Exercise objective: Repeat, exactly and only, the lines from the beginning of the data through the line with "kund och leverantör</text>". Pictures are left out.

Given records:
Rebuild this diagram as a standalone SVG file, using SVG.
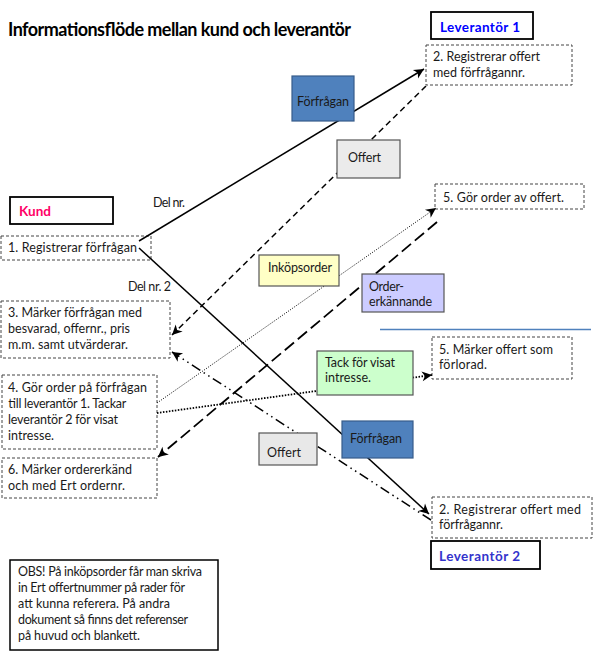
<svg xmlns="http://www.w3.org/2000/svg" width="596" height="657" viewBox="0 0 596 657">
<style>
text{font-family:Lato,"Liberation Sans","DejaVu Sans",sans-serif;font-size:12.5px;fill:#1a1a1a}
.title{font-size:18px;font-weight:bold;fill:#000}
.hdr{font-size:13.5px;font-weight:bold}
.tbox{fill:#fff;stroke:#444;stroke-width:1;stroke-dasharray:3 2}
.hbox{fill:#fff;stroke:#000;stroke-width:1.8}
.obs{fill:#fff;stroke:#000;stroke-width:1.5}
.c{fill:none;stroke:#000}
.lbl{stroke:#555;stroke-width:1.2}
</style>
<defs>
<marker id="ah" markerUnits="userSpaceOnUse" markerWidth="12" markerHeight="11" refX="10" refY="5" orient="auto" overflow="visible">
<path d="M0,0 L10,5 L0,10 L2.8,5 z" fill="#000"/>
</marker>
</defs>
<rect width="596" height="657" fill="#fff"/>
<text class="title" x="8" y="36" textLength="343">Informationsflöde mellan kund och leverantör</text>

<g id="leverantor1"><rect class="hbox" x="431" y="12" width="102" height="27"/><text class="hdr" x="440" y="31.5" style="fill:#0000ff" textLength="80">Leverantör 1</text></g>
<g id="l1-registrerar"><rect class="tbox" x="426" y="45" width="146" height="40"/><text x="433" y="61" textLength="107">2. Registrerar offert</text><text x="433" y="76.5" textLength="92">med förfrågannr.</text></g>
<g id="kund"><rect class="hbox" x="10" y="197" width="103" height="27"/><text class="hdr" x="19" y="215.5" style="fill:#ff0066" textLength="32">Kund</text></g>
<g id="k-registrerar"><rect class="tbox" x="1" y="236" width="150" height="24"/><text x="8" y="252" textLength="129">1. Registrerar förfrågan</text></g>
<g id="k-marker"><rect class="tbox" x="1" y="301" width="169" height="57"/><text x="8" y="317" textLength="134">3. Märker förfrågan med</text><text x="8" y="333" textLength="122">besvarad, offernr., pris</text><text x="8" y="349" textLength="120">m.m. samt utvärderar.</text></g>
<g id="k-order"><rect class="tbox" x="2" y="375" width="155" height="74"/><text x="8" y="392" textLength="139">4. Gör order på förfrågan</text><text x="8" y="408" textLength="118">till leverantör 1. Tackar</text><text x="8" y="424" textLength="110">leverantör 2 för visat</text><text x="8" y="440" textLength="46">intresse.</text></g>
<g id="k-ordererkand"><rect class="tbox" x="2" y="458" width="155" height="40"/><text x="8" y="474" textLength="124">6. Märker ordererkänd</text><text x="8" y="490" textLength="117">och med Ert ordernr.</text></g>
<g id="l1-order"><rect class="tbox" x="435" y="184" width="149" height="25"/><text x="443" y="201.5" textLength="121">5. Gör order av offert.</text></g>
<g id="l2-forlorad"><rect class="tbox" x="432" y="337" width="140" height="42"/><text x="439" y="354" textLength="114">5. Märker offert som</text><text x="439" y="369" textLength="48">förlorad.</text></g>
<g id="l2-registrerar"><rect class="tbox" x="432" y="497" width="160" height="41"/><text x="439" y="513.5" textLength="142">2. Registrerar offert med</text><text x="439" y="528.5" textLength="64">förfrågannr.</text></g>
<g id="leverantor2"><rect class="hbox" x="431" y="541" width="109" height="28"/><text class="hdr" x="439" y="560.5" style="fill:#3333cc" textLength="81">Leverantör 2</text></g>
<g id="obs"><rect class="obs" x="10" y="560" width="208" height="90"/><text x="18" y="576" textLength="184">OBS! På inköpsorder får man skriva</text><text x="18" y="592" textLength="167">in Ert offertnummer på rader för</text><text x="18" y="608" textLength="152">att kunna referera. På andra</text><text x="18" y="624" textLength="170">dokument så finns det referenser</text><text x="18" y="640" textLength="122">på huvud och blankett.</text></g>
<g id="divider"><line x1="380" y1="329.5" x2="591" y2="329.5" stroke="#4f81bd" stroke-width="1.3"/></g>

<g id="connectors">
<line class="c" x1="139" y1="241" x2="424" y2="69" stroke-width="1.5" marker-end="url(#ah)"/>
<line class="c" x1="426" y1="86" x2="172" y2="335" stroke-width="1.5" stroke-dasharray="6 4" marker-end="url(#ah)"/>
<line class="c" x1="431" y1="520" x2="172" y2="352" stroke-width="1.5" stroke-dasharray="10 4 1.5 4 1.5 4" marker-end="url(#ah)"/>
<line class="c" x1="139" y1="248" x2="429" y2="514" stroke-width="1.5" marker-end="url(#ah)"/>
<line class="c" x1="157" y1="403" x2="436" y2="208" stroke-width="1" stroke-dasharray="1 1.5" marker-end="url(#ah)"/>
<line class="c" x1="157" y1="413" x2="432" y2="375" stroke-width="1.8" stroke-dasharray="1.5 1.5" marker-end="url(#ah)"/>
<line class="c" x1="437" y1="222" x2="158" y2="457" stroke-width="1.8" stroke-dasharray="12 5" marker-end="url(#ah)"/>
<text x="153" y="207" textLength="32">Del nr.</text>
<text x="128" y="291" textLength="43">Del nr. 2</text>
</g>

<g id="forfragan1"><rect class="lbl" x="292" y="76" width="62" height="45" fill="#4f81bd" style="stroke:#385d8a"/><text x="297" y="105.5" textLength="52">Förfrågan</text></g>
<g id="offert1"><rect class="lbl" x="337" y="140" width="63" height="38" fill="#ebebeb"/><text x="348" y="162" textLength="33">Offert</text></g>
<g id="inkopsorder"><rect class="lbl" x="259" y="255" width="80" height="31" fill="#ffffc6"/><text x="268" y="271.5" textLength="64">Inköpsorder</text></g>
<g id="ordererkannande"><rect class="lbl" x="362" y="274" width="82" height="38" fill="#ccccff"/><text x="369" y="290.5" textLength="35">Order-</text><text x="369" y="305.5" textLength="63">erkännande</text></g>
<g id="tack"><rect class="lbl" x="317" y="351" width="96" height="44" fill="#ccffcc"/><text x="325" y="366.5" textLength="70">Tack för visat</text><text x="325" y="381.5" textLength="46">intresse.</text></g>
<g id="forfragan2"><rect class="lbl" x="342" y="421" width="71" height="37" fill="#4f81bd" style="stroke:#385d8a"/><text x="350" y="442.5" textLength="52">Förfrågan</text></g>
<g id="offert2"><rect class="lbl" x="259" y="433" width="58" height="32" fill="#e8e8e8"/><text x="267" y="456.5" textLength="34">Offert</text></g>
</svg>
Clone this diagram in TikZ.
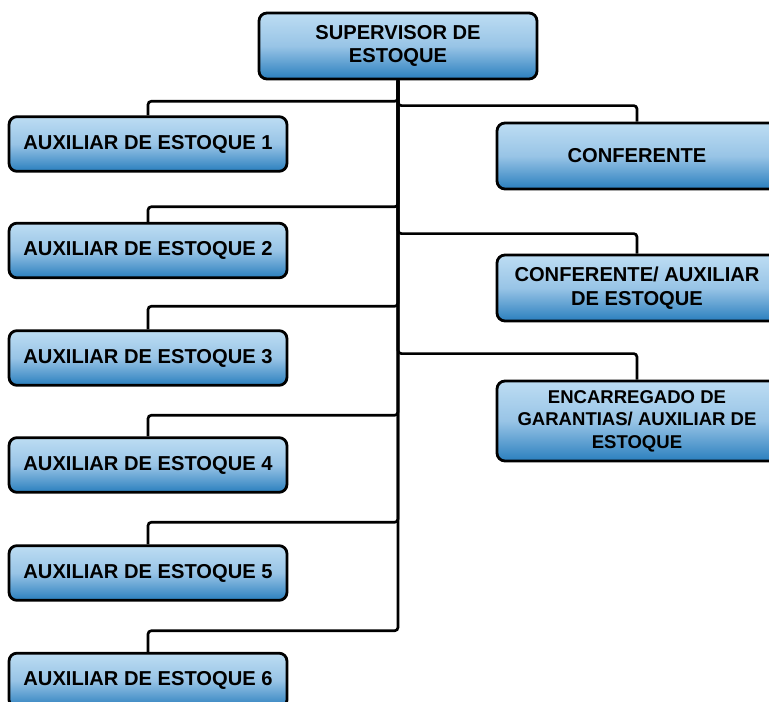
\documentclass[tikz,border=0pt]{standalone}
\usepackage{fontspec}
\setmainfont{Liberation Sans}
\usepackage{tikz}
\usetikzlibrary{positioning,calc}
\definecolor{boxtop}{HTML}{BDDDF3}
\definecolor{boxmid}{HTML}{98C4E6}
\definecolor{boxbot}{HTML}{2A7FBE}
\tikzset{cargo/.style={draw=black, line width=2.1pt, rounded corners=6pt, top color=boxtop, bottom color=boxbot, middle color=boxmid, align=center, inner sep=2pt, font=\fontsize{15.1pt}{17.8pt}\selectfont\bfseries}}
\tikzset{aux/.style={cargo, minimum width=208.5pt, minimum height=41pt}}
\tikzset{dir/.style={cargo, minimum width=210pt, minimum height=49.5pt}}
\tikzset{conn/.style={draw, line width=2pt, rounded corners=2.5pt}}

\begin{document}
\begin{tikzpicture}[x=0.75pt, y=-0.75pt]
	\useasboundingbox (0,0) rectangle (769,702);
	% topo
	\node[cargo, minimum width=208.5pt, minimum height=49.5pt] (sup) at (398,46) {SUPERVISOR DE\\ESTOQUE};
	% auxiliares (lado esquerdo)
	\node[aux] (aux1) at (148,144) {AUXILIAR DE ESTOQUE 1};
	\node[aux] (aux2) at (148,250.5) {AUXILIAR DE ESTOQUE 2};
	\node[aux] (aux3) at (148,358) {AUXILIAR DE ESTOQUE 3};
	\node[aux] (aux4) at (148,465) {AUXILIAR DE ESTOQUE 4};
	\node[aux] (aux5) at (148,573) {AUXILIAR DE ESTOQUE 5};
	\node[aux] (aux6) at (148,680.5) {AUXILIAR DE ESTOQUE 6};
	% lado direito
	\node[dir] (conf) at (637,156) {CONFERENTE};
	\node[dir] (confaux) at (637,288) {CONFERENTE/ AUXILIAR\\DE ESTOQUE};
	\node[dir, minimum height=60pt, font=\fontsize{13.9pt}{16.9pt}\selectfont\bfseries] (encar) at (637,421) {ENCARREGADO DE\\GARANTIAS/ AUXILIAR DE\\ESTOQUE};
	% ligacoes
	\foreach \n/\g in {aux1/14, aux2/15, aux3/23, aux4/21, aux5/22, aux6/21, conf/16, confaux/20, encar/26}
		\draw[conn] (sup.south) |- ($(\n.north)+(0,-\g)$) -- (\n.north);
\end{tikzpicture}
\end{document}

Response to the task:
Rebuild this diagram as a standalone SVG file, using SVG.
<svg xmlns="http://www.w3.org/2000/svg" width="596" height="657" viewBox="0 0 596 657">
<style>
text{font-family:Lato,"Liberation Sans","DejaVu Sans",sans-serif;font-size:12.5px;fill:#1a1a1a}
.title{font-size:18px;font-weight:bold;fill:#000}
.hdr{font-size:13.5px;font-weight:bold}
.tbox{fill:#fff;stroke:#444;stroke-width:1;stroke-dasharray:3 2}
.hbox{fill:#fff;stroke:#000;stroke-width:1.8}
.obs{fill:#fff;stroke:#000;stroke-width:1.5}
.c{fill:none;stroke:#000}
.lbl{stroke:#555;stroke-width:1.2}
</style>
<defs>
<marker id="ah" markerUnits="userSpaceOnUse" markerWidth="12" markerHeight="11" refX="10" refY="5" orient="auto" overflow="visible">
<path d="M0,0 L10,5 L0,10 L2.8,5 z" fill="#000"/>
</marker>
</defs>
<rect width="596" height="657" fill="#fff"/>
<text class="title" x="8" y="36" textLength="343">Informationsflöde mellan kund och leverantör</text>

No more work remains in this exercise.